→ Set exercise:
Give back exactly the lines from the one with "Recreate this image" through the one with "fig = go.Figure()", inclusive, without the images.

---------- Input ----------

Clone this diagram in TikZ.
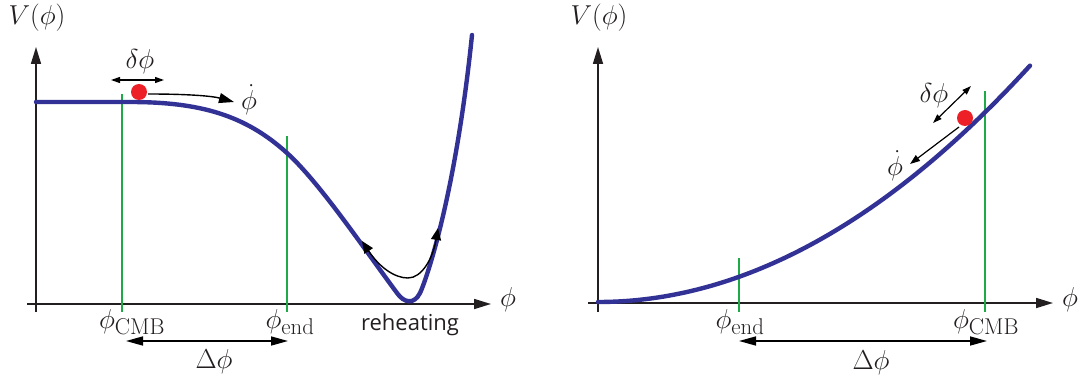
\documentclass[tikz,border=0pt]{standalone}
\usepackage{fontspec}
\usepackage{graphicx}
\newfontfamily\rhfont{Open Sans}
\usetikzlibrary{arrows.meta}
\newcommand\bigmath[1]{\scalebox{1.1}{$#1$}}
\definecolor{axisc}{RGB}{35,31,32}
\definecolor{curvec}{RGB}{50,50,150}
\definecolor{greenc}{RGB}{30,170,70}
\definecolor{ballc}{RGB}{236,32,38}
\tikzset{
  axis/.style={axisc, line width=1.6pt, -{Triangle[length=17pt,width=10pt]}},
  tickl/.style={axisc, line width=1.6pt},
  pot/.style={curvec, line width=4.4pt, line cap=round},
  marker/.style={greenc, line width=2pt},
  ball/.style={circle, fill=ballc, inner sep=0pt, minimum size=16pt},
  span/.style={black, line width=1.6pt, {Triangle[length=17pt,width=9pt]}-{Triangle[length=17pt,width=9pt]}},
  small/.style={black, line width=1.2pt, {Triangle[length=9pt,width=6pt]}-{Triangle[length=9pt,width=6pt]}},
  lab/.style={inner sep=0pt, text=axisc, font=\Huge},
}
\begin{document}
\begin{tikzpicture}[x=1pt,y=-1pt]
\useasboundingbox (0,0) rectangle (1079,377);
% ---------------- left panel ----------------
\draw[tickl] (36,312) -- (36,300);
\draw[axis] (36,305) -- (36,47);
\draw[axis] (27,304) -- (491,304);
\node[lab] (lV) at (37,18) {\bigmath{V(\phi)}};
\node[lab] (lphi) at (508,300) {\bigmath{\phi}};
\draw[marker] (122,94) -- (122,312);
\draw[marker] (287,136) -- (287,312);
\draw[pot] (36,102) -- (130,102) .. controls (200,102) and (245,115) .. (287,153)
  .. controls (320,183) and (365,250) .. (397,293)
  .. controls (404,303) and (414,305) .. (420,293)
  .. controls (425,283) and (455,200) .. (472,35);
\node[ball] (lball) at (139,92) {};
\node[lab] (lcmb) at (132,322) {\bigmath{\phi_{\mathrm{CMB}}}};
\node[lab] (lend) at (290,322) {\bigmath{\phi_{\mathrm{end}}}};
\coordinate (la) at (126,341);
\coordinate (lb) at (288,341);
\draw[span] (la) -- (lb);
\node[lab] (lDelta) at (214,362) {\bigmath{\Delta\phi}};
\coordinate (da) at (111,80);
\coordinate (db) at (164,80);
\draw[small] (da) -- (db);
\node[lab] (ldelta) at (140,62) {\bigmath{\delta\phi}};
\coordinate (lv) at (234,102);
\draw[black, line width=1.4pt, -{Triangle[length=15pt,width=10pt]}] (lball.east) ++(1,2) .. controls (188,94) and (212,96) .. (lv);
\node[lab] (ldot) at (249,100) {\bigmath{\dot\phi}};
\coordinate (ra) at (362,241);
\coordinate (rb) at (438,228);
\draw[black, line width=1.4pt, {Triangle[length=12pt,width=10pt]}-{Triangle[length=12pt,width=10pt]}]
  (ra) .. controls (380,268) and (395,278) .. (408,278) .. controls (422,278) and (433,258) .. (rb);
\node[inner sep=0pt, text=axisc, font=\rhfont\fontsize{22}{26}\selectfont] (reh) at (410,325) {reheating};
% ---------------- right panel ----------------
\draw[tickl] (598,312) -- (598,300);
\draw[axis] (598,305) -- (598,47);
\draw[axis] (588,303) -- (1053,303);
\node[lab] (rV) at (599,18) {\bigmath{V(\phi)}};
\node[lab] (rphi) at (1070,300) {\bigmath{\phi}};
\draw[marker] (739,258) -- (739,312);
\draw[marker] (985,91) -- (985,312);
\draw[pot] plot[domain=598:1030, samples=80] (\x,{302-0.00126*(\x-598)*(\x-598)});
\node[ball] (rball) at (965,118) {};
\node[lab] (rend) at (740,322) {\bigmath{\phi_{\mathrm{end}}}};
\node[lab] (rcmb) at (986,322) {\bigmath{\phi_{\mathrm{CMB}}}};
\coordinate (rsa) at (739,341);
\coordinate (rsb) at (987,341);
\draw[span] (rsa) -- (rsb);
\node[lab] (rDelta) at (871,363) {\bigmath{\Delta\phi}};
\coordinate (rda) at (933,123);
\coordinate (rdb) at (971,86);
\draw[small] (rda) -- (rdb);
\node[lab] (rdelta) at (934,96) {\bigmath{\delta\phi}};
\coordinate (rv) at (910,164);
\draw[black, line width=1.2pt, -{Triangle[length=10pt,width=7pt]}] (959,127) -- (rv);
\node[lab] (rdot) at (895,166) {\bigmath{\dot\phi}};
\end{tikzpicture}
\end{document}
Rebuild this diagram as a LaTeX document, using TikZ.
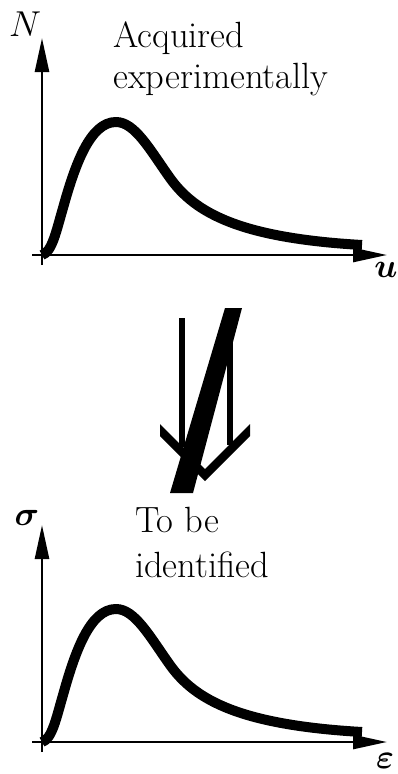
\RequirePackage{fix-cm}
\documentclass[tikz,border=0pt]{standalone}
\usepackage{bm}
\usetikzlibrary{arrows.meta}

\begin{document}
\begin{tikzpicture}[x=1pt,y=-1pt,>={Triangle[length=34pt,width=14pt]},
  axis/.style={->,line width=2.6pt},
  curve/.style={line width=10pt,line join=round},
  note/.style={inner sep=0pt,font=\rmfamily\fontsize{36.5}{41}\selectfont,align=left,anchor=north west},
  var/.style={inner sep=0pt,font=\fontsize{34}{34}\selectfont},
  stem/.style={line width=6.5pt}]
\useasboundingbox (0,0) rectangle (397,774);
% measured panel (top)
\coordinate (ybotA) at (42,265);
\coordinate (ytopA) at (42,38);
\coordinate (xlftA) at (32,255);
\coordinate (xrgtA) at (387,255);
\draw[axis] (ybotA) -- (ytopA);
\draw[axis] (xlftA) -- (xrgtA);
\draw[curve] (42,255) .. controls (52,252) and (56,232) .. (63,208)
  .. controls (75,165) and (90,122) .. (116,122)
  .. controls (135,122) and (150,150) .. (170,178)
  .. controls (195,213) and (240,238) .. (362,245);
\node[inner sep=0pt,font=\fontsize{36}{36}\selectfont] (nlab) at (25,24) {$N$};
\node[var] (ulab) at (386,270) {$\bm{u}$};
\node[note] (acq) at (113,21) {Acquired\\experimentally};
% crossed double arrow
\draw[stem] (182,318) -- (182,447);
\draw[stem] (230,318) -- (230,445);
\fill (160,424) -- (205,469) -- (250,424) -- (250,436) -- (205,481) -- (160,436) -- cycle;
\fill (225,308) -- (242,308) -- (193,493) -- (170,493) -- cycle;
% identified panel (bottom)
\begin{scope}[yshift=-487pt]
\coordinate (ybotB) at (42,265);
\coordinate (ytopB) at (42,38);
\coordinate (xlftB) at (32,255);
\coordinate (xrgtB) at (387,255);
\draw[axis] (ybotB) -- (ytopB);
\draw[axis] (xlftB) -- (xrgtB);
\draw[curve] (42,255) .. controls (52,252) and (56,232) .. (63,208)
  .. controls (75,165) and (90,122) .. (116,122)
  .. controls (135,122) and (150,150) .. (170,178)
  .. controls (195,213) and (240,238) .. (362,245);
\end{scope}
\node[var] (siglab) at (27,518) {$\bm{\sigma}$};
\node[var] (epslab) at (385,761) {$\bm{\varepsilon}$};
\node[note,font=\rmfamily\fontsize{36.5}{45}\selectfont] (ident) at (135,507) {To be\\identified};
\end{tikzpicture}
\end{document}
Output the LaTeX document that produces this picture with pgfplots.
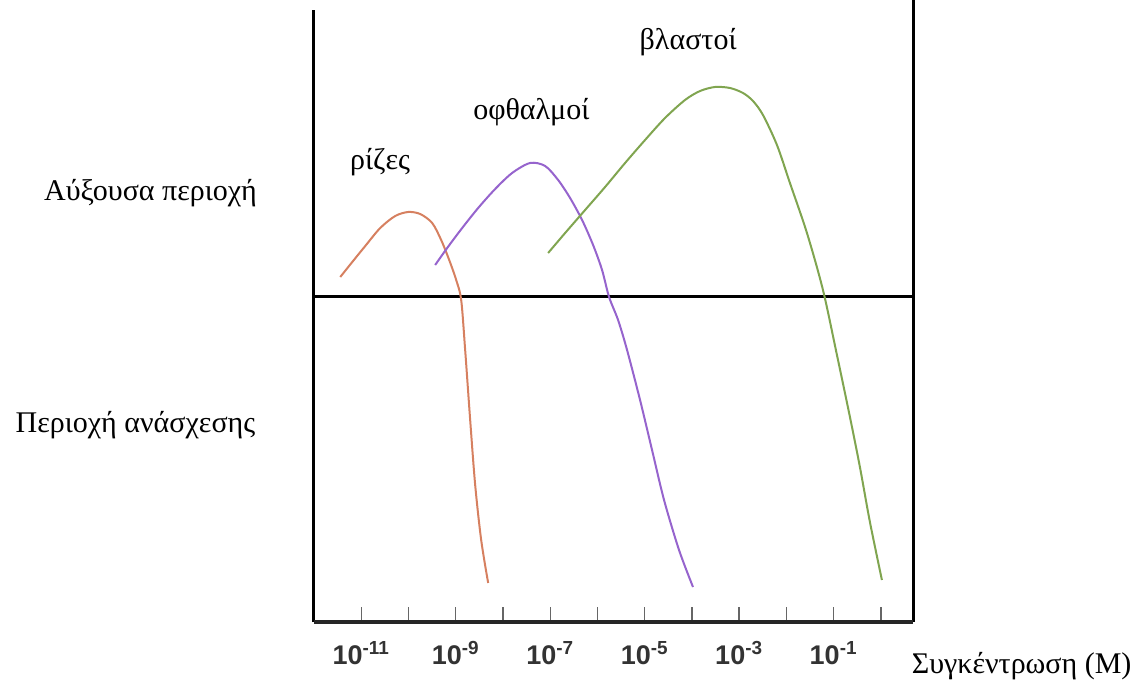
\documentclass[border=0pt]{standalone}
\usepackage{fontspec}
\setmainfont{Liberation Serif}
\newfontfamily\tickfont{Liberation Sans}
\usepackage{pgfplots}
\pgfplotsset{compat=1.18}
\definecolor{roots}{RGB}{214,128,96}
\definecolor{buds}{RGB}{150,100,205}
\definecolor{shoots}{RGB}{128,165,80}
\begin{document}
\begin{tikzpicture}
\begin{axis}[
  scale only axis,
  width=299.5pt, height=311pt,
  xmin=-12, xmax=0.68,
  ymin=-326, ymax=296,
  clip=false,
  axis line style={draw=none},
  ytick=\empty,
  xtick={-11,...,0},
  xticklabels={10\textsuperscript{-11},,10\textsuperscript{-9},,10\textsuperscript{-7},,10\textsuperscript{-5},,10\textsuperscript{-3},,10\textsuperscript{-1},},
  xtick pos=bottom,
  tick align=inside,
  major tick length=7.5pt,
  tick style={black!60, line width=0.7pt},
  xticklabel style={font=\tickfont\bfseries\fontsize{13.5}{15}\selectfont, text=black!80, yshift=-6pt},
]
% axes frame
\draw[line width=1.5pt] (axis cs:-12,-326) -- (axis cs:-12,286);
\draw[line width=1.5pt] (axis cs:0.68,-326) -- (axis cs:0.68,296);
\draw[line width=1.8pt, black!85] (axis cs:-12,-326) -- (axis cs:0.68,-326);
\draw[line width=1.5pt] (axis cs:-12,0) -- (axis cs:0.68,0);

% roots
\addplot[roots, line width=1pt, smooth] coordinates {
(-11.444,19) (-11.190,34) (-10.915,50) (-10.598,68) (-10.281,80) (-10.006,84)
(-9.752,82) (-9.498,73) (-9.308,56) (-9.138,36) (-8.990,16) (-8.884,-4)
(-8.800,-54) (-8.694,-124) (-8.588,-189) (-8.461,-244) (-8.313,-287)};
% buds
\addplot[buds, line width=1pt, smooth] coordinates {
(-9.435,31) (-9.181,48) (-8.863,68) (-8.525,88) (-8.165,107) (-7.806,123)
(-7.425,133) (-7.107,130) (-6.832,116) (-6.579,98) (-6.325,76) (-6.092,51)
(-5.902,26) (-5.754,-1) (-5.563,-24) (-5.373,-54) (-5.098,-104) (-4.844,-154)
(-4.590,-204) (-4.273,-254) (-3.977,-291)};
% shoots
\addplot[shoots, line width=1pt, smooth] coordinates {
(-7.044,43) (-6.684,63) (-6.261,86) (-5.838,109) (-5.415,133) (-4.992,156)
(-4.569,178) (-4.146,196) (-3.828,205) (-3.511,209) (-3.194,208) (-2.919,203)
(-2.707,195) (-2.496,181) (-2.200,151) (-1.925,113) (-1.565,63) (-1.226,6)
(-0.930,-59) (-0.655,-121) (-0.444,-171) (-0.232,-226) (0.022,-284)};

\node[anchor=base, font=\fontsize{15}{18}\selectfont] at (axis cs:-10.6,126) {ρίζες};
\node[anchor=base, font=\fontsize{15}{18}\selectfont] at (axis cs:-7.40,176) {οφθαλμοί};
\node[anchor=base, font=\fontsize{15}{18}\selectfont] at (axis cs:-4.08,246) {βλαστοί};
\node[anchor=base, font=\fontsize{15}{18}\selectfont] at (axis cs:-15.46,96) {Αύξουσα περιοχή};
\node[anchor=base, font=\fontsize{15}{18}\selectfont] at (axis cs:-15.78,-136) {Περιοχή ανάσχεσης};
\node[anchor=base, font=\fontsize{15}{18}\selectfont] at (axis cs:2.98,-377) {Συγκέντρωση (Μ)};
\end{axis}
\pgfresetboundingbox
\path[use as bounding box] (current axis.south west) ++(-157pt,-29.5pt) rectangle ++(571.5pt,340.5pt);
\end{tikzpicture}
\end{document}
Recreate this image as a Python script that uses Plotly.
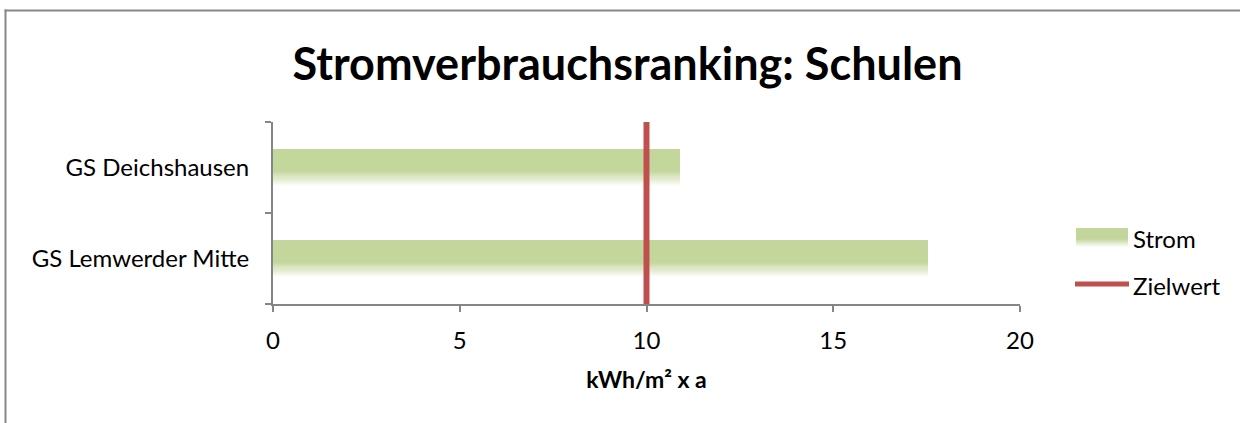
import plotly.graph_objects as go

# ---- data ----
categories = ["GS Lemwerder Mitte", "GS Deichshausen"]
strom_values = [17.55, 10.9]
zielwert = 10
x_ticks = [0, 5, 10, 15, 20]
x_title = "kWh/m² x a"
chart_title = "Stromverbrauchsranking: Schulen"

# ---- style ----
GREEN = (195, 214, 155)
RED = "#C0504D"
AXIS = "#868686"
FONT = "Lato"

EXTRA = 20  # canvas extends past the right/bottom of the window, like the original cut-off chart
W, H = 1240 + EXTRA, 423 + EXTRA
L, R, T, B = 273, 220 + EXTRA, 122, 119 + EXTRA
PW, PH = W - L - R, H - T - B

def px2x(px):
    return (px - L) / PW

def py2y(py):
    return (T + PH - py) / PH

def mix(t):
    # t=0 -> white, t=1 -> green
    r, g, b = (round(255 + (c - 255) * t) for c in GREEN)
    return f"rgb({r},{g},{b})"

fig = go.Figure()

bar_w = 0.4
solid_frac = 0.58
n_fade = 14
solid_h = bar_w * solid_frac
fig.add_trace(go.Bar(
    y=categories, x=strom_values, orientation="h",
    width=solid_h, offset=bar_w / 2 - solid_h,
    marker=dict(color=mix(1), line=dict(width=0)),
    name="Strom", showlegend=False, hoverinfo="x+y",
))
fade_h = bar_w - solid_h
step = fade_h / n_fade
for i in range(n_fade):
    t = (i + 0.5) / n_fade  # 0 at bottom -> 1 at top
    fig.add_trace(go.Bar(
        y=categories, x=strom_values, orientation="h",
        width=step * 1.02, offset=-bar_w / 2 + i * step,
        marker=dict(color=mix(t), line=dict(width=0)),
        showlegend=False, hoverinfo="skip",
    ))

# target line on a hidden secondary y-axis
fig.add_trace(go.Scatter(
    x=[zielwert, zielwert], y=[-0.015, 1], yaxis="y2", mode="lines",
    line=dict(color=RED, width=6), name="Zielwert", showlegend=False,
    cliponaxis=False,
))

fig.update_layout(
    width=W, height=H,
    margin=dict(l=L, r=R, t=T, b=B, autoexpand=False),
    paper_bgcolor="white", plot_bgcolor="white",
    barmode="overlay", bargap=0,
    font=dict(family=FONT, color="black", size=24),
    title=dict(text=f"<b>{chart_title}</b>", font=dict(family=FONT, size=45, color="black"),
               xref="container", x=627.5 / W, xanchor="center",
               yref="container", y=1 - 64 / H, yanchor="middle"),
    xaxis=dict(range=[0, 20], tickvals=x_ticks, showgrid=False, zeroline=False,
               showline=True, linecolor=AXIS, linewidth=2,
               ticks="outside", ticklen=6, tickcolor=AXIS, tickwidth=2,
               ticklabelstandoff=8, tickfont=dict(size=24),
               title=dict(text=f"<b>{x_title}</b>", font=dict(size=23), standoff=19)),
    yaxis=dict(type="category", categoryorder="array", categoryarray=categories,
               range=[-0.5, 1.5], showgrid=False, zeroline=False,
               showline=True, linecolor=AXIS, linewidth=2,
               ticks="outside", ticklen=6, tickcolor=AXIS, tickwidth=2,
               tickson="boundaries", ticklabelstandoff=17, tickfont=dict(size=24)),
    yaxis2=dict(overlaying="y", range=[0, 1], visible=False, fixedrange=True),
)

# chart outer border: only top and left edges are inside the picture
fig.add_shape(type="line", xref="paper", yref="paper",
              x0=px2x(4.5), x1=px2x(W), y0=py2y(10.5), y1=py2y(10.5),
              line=dict(color="#888888", width=2), layer="below")
fig.add_shape(type="line", xref="paper", yref="paper",
              x0=px2x(5.5), x1=px2x(5.5), y0=py2y(9.5), y1=py2y(H),
              line=dict(color="#888888", width=2), layer="below")

# manual legend
lx0, lx1 = 1076, 1128
ly0, ly1 = 228, 247
lsolid = ly0 + (ly1 - ly0) * solid_frac
fig.add_shape(type="rect", xref="paper", yref="paper",
              x0=px2x(lx0), x1=px2x(lx1), y0=py2y(lsolid), y1=py2y(ly0),
              fillcolor=mix(1), line=dict(width=0))
nl = 8
for i in range(nl):
    a = lsolid + (ly1 - lsolid) * i / nl
    b = lsolid + (ly1 - lsolid) * (i + 1) / nl + 0.3
    t = 1 - (i + 0.5) / nl
    fig.add_shape(type="rect", xref="paper", yref="paper",
                  x0=px2x(lx0), x1=px2x(lx1), y0=py2y(b), y1=py2y(a),
                  fillcolor=mix(t), line=dict(width=0))
fig.add_shape(type="line", xref="paper", yref="paper",
              x0=px2x(1075), x1=px2x(1129), y0=py2y(284), y1=py2y(284),
              line=dict(color=RED, width=5))
fig.add_annotation(text="Strom", xref="paper", yref="paper", x=px2x(1131), y=py2y(238),
                   xanchor="left", yanchor="middle", showarrow=False, font=dict(size=24))
fig.add_annotation(text="Zielwert", xref="paper", yref="paper", x=px2x(1131), y=py2y(285),
                   xanchor="left", yanchor="middle", showarrow=False, font=dict(size=24))

fig.write_html(
    "out.html",
    config={"displayModeBar": False},
    post_script="document.body.style.margin='0';document.body.style.overflow='hidden';",
)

----------

→ Answer to this exercise:
Recreate this image as a Python script that uses Plotly.
import plotly.graph_objects as go

# ---- data ----
categories = ["GS Lemwerder Mitte", "GS Deichshausen"]
strom_values = [17.55, 10.9]
zielwert = 10
x_ticks = [0, 5, 10, 15, 20]
x_title = "kWh/m² x a"
chart_title = "Stromverbrauchsranking: Schulen"

# ---- style ----
GREEN = (195, 214, 155)
RED = "#C0504D"
AXIS = "#868686"
FONT = "Lato"

EXTRA = 20  # canvas extends past the right/bottom of the window, like the original cut-off chart
W, H = 1240 + EXTRA, 423 + EXTRA
L, R, T, B = 273, 220 + EXTRA, 122, 119 + EXTRA
PW, PH = W - L - R, H - T - B

def px2x(px):
    return (px - L) / PW

def py2y(py):
    return (T + PH - py) / PH

def mix(t):
    # t=0 -> white, t=1 -> green
    r, g, b = (round(255 + (c - 255) * t) for c in GREEN)
    return f"rgb({r},{g},{b})"

fig = go.Figure()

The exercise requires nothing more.